A cut above: Walsh on where to buy bespoke

Ozwald Boateng

The Ghana-born Ozwald deals in "bespoke couture," a slightly spurious combination of high design and down-to-earth tailoring, but his suits are miraculous: long jackets and clever stitching give the lumpiest clients a sculpted look, while his acid silk linings bring out your inner popinjay. Customers include Will Smith, Keanu Reeves, Mick Jagger, Jamie Foxx and Samuel L Jackson. (12 Savile Row, with a made-to-measure shop nearby in Vigo Lane)

Richard James

James specialises in the perfectly cut classic British suit – one, two or three-button single-breasted, no frills – that also gives you a waist with its long jackets and deep side-vents.
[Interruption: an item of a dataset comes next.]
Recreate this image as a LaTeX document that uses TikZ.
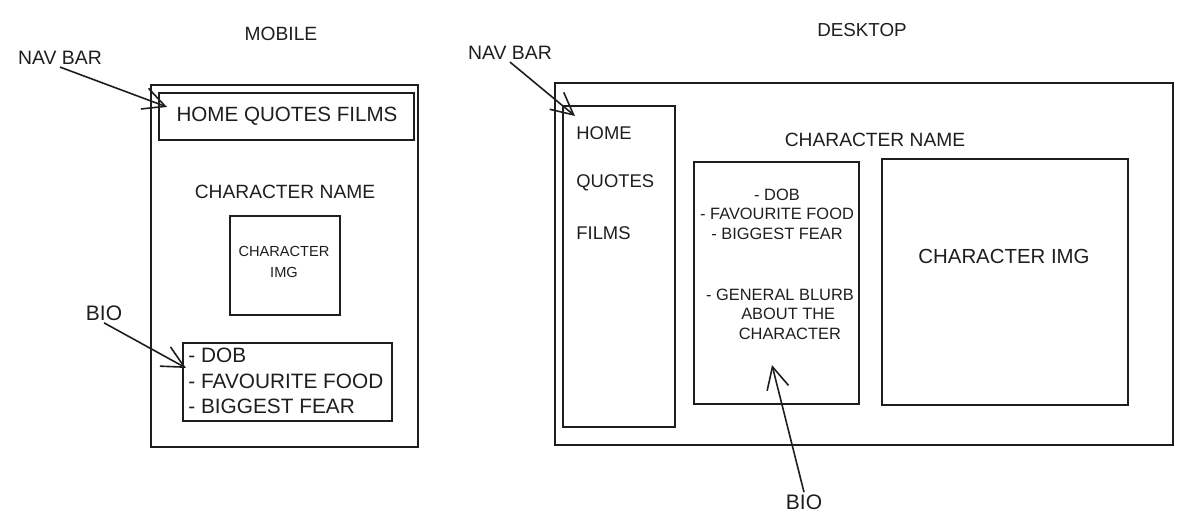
\documentclass[tikz,border=0pt]{standalone}
\usepackage{fontspec}
\setmainfont{Liberation Sans}
\usetikzlibrary{arrows.meta,fit}
\definecolor{ink}{HTML}{1E1E1E}
\newcommand{\fs}[2]{\fontsize{#1}{#2}\selectfont}
\tikzset{
  box/.style={draw=ink, line width=1pt, inner sep=0pt, outer sep=0pt},
  lbl/.style={text=ink, inner sep=1pt},
  arr/.style={draw=ink, line width=0.8pt, -{Straight Barb[length=11pt,width=11pt,line width=0.8pt]}},
}
\begin{document}
\begin{tikzpicture}[x=0.5pt,y=-0.5pt]
\useasboundingbox (0,0) rectangle (1200,518);
% ---------- MOBILE ----------
\node[lbl, font=\fs{9.6}{11}] (mtitle) at (281,34) {MOBILE};
\node[box, fit={(151,85) (418,447)}] (mframe) {};
\node[box, fit={(159,93) (414,140)}] (mnav) {};
\node[lbl, font=\fs{10.3}{12}] (mnavtxt) at (287,116) {HOME QUOTES FILMS};
\node[lbl, font=\fs{9.6}{11}] (mname) at (285,192) {CHARACTER NAME};
\node[box, fit={(230,216) (340,315)}] (mimg) {};
\node[lbl, font=\fs{7.3}{10.5}, align=center] (mimgtxt) at (284,262) {CHARACTER\\IMG};
\node[box, fit={(183,343) (392,421)}] (mbio) {};
\node[lbl, font=\fs{10.4}{12.75}, align=left, anchor=west] (mbiotxt) at (186,381) {- DOB\\- FAVOURITE FOOD\\- BIGGEST FEAR};
\node[lbl, font=\fs{9.7}{11}] (mnavlbl) at (60,58) {NAV BAR};
\node[lbl, font=\fs{10.5}{12}] (mbiolbl) at (104,313) {BIO};
\coordinate (mnavtip) at (167,107);
\coordinate (mbiotip) at (186,368);
\draw[arr] (mnavlbl.south) -- (mnavtip);
\draw[arr] (mbiolbl.south) -- (mbiotip);
% ---------- DESKTOP ----------
\node[lbl, font=\fs{9.4}{11}] (dtitle) at (862,30) {DESKTOP};
\node[box, fit={(555,83) (1173,445)}] (dframe) {};
\node[box, fit={(563,106) (675,427)}] (dnav) {};
\node[lbl, font=\fs{9.2}{11}, anchor=west] (dhome) at (574,133) {HOME};
\node[lbl, font=\fs{9.2}{11}, anchor=west] (dquotes) at (574,183) {QUOTES};
\node[lbl, font=\fs{9.2}{11}, anchor=west] (dfilms) at (574,233) {FILMS};
\node[lbl, font=\fs{9.6}{11}] (dname) at (875,140) {CHARACTER NAME};
\node[box, fit={(694,162) (859,404)}] (dbio) {};
\node[lbl, font=\fs{8.2}{9.75}, align=center] (dbiotxt) at (777,214) {- DOB\\- FAVOURITE FOOD\\- BIGGEST FEAR};
\node[lbl, font=\fs{8.2}{9.75}, align=center] (dblurb) at (780,314) {- GENERAL BLURB\\\hspace{1em}ABOUT THE\\\hspace{1.2em}CHARACTER};
\node[box, fit={(882,159) (1128,405)}] (dimg) {};
\node[lbl, font=\fs{10.2}{12}] (dimgtxt) at (1004,256) {CHARACTER IMG};
\node[lbl, font=\fs{9.7}{11}] (dnavlbl) at (510,53) {NAV BAR};
\node[lbl, font=\fs{10.5}{12}] (dbiolbl) at (804,502) {BIO};
\coordinate (dnavtip) at (575,116);
\coordinate (dbiotip) at (772,365);
\draw[arr] (dnavlbl.south) -- (dnavtip);
\draw[arr] (dbiolbl.north) -- (dbiotip);
\end{tikzpicture}
\end{document}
The wool and cashmere chalk-stripes are things of considerable beauty. (29 Savile Row)

William Hunt

Jonathan Ross, Graham Norton and Laurence Llewelyn-Bowen all owe their "look" to William Hunt, who started out dressing the likes of Spandau Ballet and ABC. Bold colours, bold stripes, sharp angles and impossibly cool silhouettes are his forte. (41 Savile Row)

Gieves & Hawkes

The most British of tailors, G&H boast the noble address of 1 Savile Row. Gieves & Hawkes have dressed generations of royals and military chaps including Nelson, Wellington and Captain Bligh. They've gone in for a lot of smart-casual stuff of late, but their classic grey worsteds will always be lying in wait for the new City boy taking his first steps in the Square Mile.

Timothy Everest

Everest is supposedly the architect of the New Bespoke Movement, bringing "twists" and a fine sense of colour to the classic suit. From his house in Bloomsbury, he dresses cabinet ministers, Tom Cruise and David Beckham, and he designed the uniforms of the British Olympic team in the 2000 Games.

Anderson & Sheppard

A fixture at 30 Savile Row since 1906, (moving to Burlington Street in 2005) Anderson & Sheppard was a vital port of call for Hollywood celebrity in the 1930s and 1940s: Gary Cooper, Fred Astaire, Cecil Beaton, Laurence Olivier, Noel Coward and, er, Marlene Dietrich. They came in search of "the London look" patented by chief cutter Frederick Scholte. In 2004, Tom Ford of Gucci came calling to commission suits for a photo-shoot in W magazine.